Finance & Business Government & Policy

What the Budi Diesel Reform Means for Malaysia’s Corporate Landscape

The roll-out of Malaysia’s latest fuel subsidy rationalization often triggers immediate corporate anxiety over margin compression and freight surcharges. However, a deep-dive analysis by TA Securities on the upcoming Budi Madani Diesel framework reveals that the structural design of this policy is intentionally built to prevent a cascading inflation shock across our supply chains.

For Malaysian CEOs mapping out operational costs and consumer demand strategies for the second half of 2026, understanding the targeted mechanics of this reform is critical. This is not a blunt fiscal squeeze. It is a highly insulated transition designed to preserve both corporate logistics and household purchasing power.

The Operational Shield: Protecting Logistics from Pass-Through Costs

In traditional subsidy rationalization, the immediate threat to enterprise operations is the rapid pass-through of transportation costs into retail goods and food prices. The Budi Madani Diesel framework neutralizes this risk through two primary insulation layers,

  • The SKDS Safeguard – Commercial and logistics operators will remain structurally protected under the Subsidised Diesel Control System (SKDS). This mechanism ensures that commercial transport costs remain stable, preventing a spike in wholesale freight rates.
  • Minimal CPI Weighting – Within Malaysia’s Consumer Price Index basket, diesel carries a negligible weight of just 0.2%, compared to the heavy 5.5% weight of petrol. This small statistical footprint heavily restricts any direct distortion of headline inflation.

Because the core engines of enterprise logistics remain subsidized, CEOs should look critically at any vendor attempting to justify immediate logistics surcharges based on this policy shift.

Redefining the Quota: The Shift to Consolidated Allocations

The operational realities of the new system, which goes live with final pricing on July 1, introduce a combined allocation model. The government is merging the diesel subsidy quota with the existing Budi95 scheme for RON95 petrol.

Eligible individuals will operate under a combined monthly allocation of 200 litres across both fuel types, rather than maintaining isolated pools. For business owners utilizing utility vehicles, the policy includes a dedicated allowance. Owners of pick-up trucks and jeeps can secure an additional 100 litres per month via the Budi Diesel registration portal.

Financially, this transition replaces the previous Budi Diesel Individu cash assistance scheme, which distributed flat RM200 monthly payouts.
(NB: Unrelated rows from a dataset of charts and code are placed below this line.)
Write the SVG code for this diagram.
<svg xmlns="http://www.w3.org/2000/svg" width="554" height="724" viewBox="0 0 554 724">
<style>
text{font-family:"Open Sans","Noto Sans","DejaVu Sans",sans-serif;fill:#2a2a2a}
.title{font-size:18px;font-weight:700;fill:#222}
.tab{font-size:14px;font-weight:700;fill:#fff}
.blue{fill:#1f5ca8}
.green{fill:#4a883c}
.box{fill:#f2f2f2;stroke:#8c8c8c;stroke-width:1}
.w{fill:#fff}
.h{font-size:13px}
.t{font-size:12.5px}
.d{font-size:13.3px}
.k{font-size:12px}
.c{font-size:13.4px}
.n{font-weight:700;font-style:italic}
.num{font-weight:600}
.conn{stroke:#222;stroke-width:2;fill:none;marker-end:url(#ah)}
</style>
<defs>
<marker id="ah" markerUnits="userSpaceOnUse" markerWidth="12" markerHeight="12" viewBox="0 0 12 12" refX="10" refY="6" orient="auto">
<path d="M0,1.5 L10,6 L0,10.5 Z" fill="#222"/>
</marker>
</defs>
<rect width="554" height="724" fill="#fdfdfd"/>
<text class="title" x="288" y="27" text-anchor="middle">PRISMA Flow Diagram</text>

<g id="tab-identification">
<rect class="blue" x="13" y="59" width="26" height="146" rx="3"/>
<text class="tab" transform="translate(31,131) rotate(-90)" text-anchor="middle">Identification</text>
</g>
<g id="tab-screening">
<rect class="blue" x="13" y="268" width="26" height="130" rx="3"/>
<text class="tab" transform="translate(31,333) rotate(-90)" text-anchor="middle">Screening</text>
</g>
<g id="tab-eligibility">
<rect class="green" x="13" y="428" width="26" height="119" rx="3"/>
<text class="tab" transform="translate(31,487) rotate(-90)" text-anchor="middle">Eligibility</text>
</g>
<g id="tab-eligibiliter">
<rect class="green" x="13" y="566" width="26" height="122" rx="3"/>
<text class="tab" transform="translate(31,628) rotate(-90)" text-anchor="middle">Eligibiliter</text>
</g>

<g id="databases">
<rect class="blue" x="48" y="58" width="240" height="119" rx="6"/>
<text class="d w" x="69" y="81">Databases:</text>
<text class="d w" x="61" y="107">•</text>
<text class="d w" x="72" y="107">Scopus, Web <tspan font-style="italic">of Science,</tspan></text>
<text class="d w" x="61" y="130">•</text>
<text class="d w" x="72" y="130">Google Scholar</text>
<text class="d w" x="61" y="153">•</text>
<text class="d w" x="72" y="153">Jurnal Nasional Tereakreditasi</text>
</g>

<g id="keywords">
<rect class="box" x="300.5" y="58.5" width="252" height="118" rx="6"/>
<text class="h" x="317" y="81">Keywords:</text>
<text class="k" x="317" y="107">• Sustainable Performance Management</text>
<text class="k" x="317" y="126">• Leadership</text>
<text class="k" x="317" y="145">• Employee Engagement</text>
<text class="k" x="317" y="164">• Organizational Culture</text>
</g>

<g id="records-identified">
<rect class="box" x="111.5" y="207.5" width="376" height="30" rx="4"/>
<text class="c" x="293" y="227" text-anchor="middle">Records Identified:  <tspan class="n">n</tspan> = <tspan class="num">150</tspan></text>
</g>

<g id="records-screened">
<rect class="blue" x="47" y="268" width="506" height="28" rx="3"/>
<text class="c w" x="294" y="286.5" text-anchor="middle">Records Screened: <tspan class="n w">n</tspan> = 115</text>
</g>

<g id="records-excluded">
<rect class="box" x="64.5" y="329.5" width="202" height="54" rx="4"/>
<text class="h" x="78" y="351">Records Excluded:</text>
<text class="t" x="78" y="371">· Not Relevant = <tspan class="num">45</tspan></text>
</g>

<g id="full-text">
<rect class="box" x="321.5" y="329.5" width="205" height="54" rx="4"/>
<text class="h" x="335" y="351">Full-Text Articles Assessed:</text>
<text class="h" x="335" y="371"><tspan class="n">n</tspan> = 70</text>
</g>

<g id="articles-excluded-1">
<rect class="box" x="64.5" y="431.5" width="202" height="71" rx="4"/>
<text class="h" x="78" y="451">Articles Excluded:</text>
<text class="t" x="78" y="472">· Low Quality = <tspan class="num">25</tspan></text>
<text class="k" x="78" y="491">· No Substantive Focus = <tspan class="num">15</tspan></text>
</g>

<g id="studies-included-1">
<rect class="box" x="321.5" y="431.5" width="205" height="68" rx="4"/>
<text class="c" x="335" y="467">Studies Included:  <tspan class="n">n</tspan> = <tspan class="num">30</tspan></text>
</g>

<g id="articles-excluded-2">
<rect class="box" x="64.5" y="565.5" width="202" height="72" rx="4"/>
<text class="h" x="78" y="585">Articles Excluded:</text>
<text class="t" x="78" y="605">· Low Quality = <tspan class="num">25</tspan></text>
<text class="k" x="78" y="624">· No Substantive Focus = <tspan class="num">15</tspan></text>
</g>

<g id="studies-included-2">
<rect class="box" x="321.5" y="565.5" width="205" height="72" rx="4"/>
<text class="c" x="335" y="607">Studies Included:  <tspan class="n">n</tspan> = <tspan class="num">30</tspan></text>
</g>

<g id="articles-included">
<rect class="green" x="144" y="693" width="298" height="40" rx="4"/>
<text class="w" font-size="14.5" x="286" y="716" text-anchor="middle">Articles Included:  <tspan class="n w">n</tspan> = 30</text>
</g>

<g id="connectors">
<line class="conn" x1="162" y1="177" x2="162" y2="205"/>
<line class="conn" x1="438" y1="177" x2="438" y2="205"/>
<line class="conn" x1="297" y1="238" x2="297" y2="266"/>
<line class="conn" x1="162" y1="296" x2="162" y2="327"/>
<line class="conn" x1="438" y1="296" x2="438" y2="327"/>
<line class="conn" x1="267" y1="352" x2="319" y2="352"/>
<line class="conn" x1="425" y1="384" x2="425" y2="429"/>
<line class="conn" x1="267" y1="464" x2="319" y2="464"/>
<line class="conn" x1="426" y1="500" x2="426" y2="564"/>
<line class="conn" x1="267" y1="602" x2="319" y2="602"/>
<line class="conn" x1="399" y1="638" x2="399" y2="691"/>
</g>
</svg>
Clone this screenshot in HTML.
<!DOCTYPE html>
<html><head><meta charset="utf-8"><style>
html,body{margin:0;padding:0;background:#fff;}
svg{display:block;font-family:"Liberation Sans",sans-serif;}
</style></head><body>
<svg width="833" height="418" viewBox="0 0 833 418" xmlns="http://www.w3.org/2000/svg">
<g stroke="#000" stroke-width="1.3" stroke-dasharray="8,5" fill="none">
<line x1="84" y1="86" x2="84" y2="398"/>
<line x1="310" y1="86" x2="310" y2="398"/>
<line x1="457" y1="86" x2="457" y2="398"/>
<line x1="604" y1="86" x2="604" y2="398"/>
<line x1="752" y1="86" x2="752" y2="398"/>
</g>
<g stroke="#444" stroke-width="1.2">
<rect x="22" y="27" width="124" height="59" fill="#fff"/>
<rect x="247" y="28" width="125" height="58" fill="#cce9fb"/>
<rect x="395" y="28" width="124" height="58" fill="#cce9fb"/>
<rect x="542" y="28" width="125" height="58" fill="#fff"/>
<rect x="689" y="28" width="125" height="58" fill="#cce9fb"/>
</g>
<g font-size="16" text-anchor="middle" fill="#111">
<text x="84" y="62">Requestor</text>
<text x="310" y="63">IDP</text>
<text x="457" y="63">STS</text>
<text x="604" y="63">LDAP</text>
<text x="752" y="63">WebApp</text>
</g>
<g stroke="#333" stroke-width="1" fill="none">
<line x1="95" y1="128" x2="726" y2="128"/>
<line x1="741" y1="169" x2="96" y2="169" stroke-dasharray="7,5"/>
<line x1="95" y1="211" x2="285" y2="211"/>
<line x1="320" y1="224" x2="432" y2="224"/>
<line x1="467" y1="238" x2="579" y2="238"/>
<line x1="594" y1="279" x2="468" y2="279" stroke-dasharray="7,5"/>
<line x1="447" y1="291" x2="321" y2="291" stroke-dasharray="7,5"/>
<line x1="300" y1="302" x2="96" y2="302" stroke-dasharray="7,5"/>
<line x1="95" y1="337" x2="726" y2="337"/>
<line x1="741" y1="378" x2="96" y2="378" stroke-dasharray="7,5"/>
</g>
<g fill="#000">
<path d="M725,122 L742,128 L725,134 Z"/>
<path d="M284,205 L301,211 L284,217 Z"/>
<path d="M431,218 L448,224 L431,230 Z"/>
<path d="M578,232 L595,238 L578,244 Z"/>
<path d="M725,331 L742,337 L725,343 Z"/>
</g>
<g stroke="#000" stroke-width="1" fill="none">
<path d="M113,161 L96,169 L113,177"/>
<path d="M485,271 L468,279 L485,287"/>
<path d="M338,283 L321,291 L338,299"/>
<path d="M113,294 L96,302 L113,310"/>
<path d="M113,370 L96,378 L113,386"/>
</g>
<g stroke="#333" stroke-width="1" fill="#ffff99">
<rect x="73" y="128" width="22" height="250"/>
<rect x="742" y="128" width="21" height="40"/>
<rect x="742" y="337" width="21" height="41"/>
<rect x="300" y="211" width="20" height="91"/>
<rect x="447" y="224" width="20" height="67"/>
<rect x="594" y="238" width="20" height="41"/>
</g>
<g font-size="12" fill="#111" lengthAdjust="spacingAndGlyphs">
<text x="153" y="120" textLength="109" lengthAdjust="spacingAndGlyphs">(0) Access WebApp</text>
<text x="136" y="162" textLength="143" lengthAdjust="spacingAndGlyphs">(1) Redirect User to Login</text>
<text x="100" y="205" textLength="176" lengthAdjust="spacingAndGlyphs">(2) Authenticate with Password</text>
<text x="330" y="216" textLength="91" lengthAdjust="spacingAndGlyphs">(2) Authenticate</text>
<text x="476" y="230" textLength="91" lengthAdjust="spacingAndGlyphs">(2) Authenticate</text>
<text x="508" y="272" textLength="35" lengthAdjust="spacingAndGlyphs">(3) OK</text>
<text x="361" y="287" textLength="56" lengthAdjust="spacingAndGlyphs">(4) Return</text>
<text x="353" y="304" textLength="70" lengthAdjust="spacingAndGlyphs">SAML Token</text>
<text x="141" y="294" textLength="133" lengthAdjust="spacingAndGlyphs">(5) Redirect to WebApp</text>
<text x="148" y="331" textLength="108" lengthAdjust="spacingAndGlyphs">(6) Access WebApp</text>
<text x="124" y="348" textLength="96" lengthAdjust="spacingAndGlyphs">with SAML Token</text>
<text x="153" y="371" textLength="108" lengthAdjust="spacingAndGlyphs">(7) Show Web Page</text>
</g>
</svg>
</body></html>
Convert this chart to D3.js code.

By shifting to the MyKad verification mechanism at the pump, the government is expanding its data umbrella from 180,000 cash recipients to roughly 700,000 eligible vehicle owners nationwide.

Macro Trends: Stable Inflation and Defended Consumption

From a macroeconomic perspective, the enterprise environment remains highly predictable. TA Securities has maintained its full-year 2026 inflation forecast at a manageable 2.1% to 2.6%. Headwinds are further moderated by the fact that headline inflation averaged a stable 1.7% over the first five months of the year.

2026 Macroeconomic Metrics (TA Securities Forecasts)
─────────────────────────────────────────────────────────────
Headline Inflation Forecast:      2.1% to 2.6%
GDP Growth Forecast:               4.3% to 4.7%
Projected Annual Fiscal Savings:   RM2.0 Billion

With Malaysia’s 2026 GDP growth projections holding steady between 4.3% and 4.7%, the domestic market is not facing a contractionary shock. The fiscal upside is substantial. Plugging leakage through this transition is projected to claw back RM2 billion annually for the national treasury. This is a necessary correction when total fuel subsidies swallowed RM11.2 billion in the first four months of 2026 alone, with diesel accounting for nearly half of that drain at RM5.5 billion.

The Executive Agenda

The Budi Diesel reform is a masterclass in targeted fiscal pruning rather than systemic economic tightening. Consumer spending patterns, particularly among rural demographics and small business operators, are structurally defended by the expanded coverage base.

As you audit your corporate strategy for the coming quarters, your focus should shift away from inflation panic and toward supply chain compliance. Ensure your internal fleet operations or external logistics vendors are fully optimized within the SKDS framework. The resources are there to protect your bottom line; successful execution now relies entirely on corporate readiness.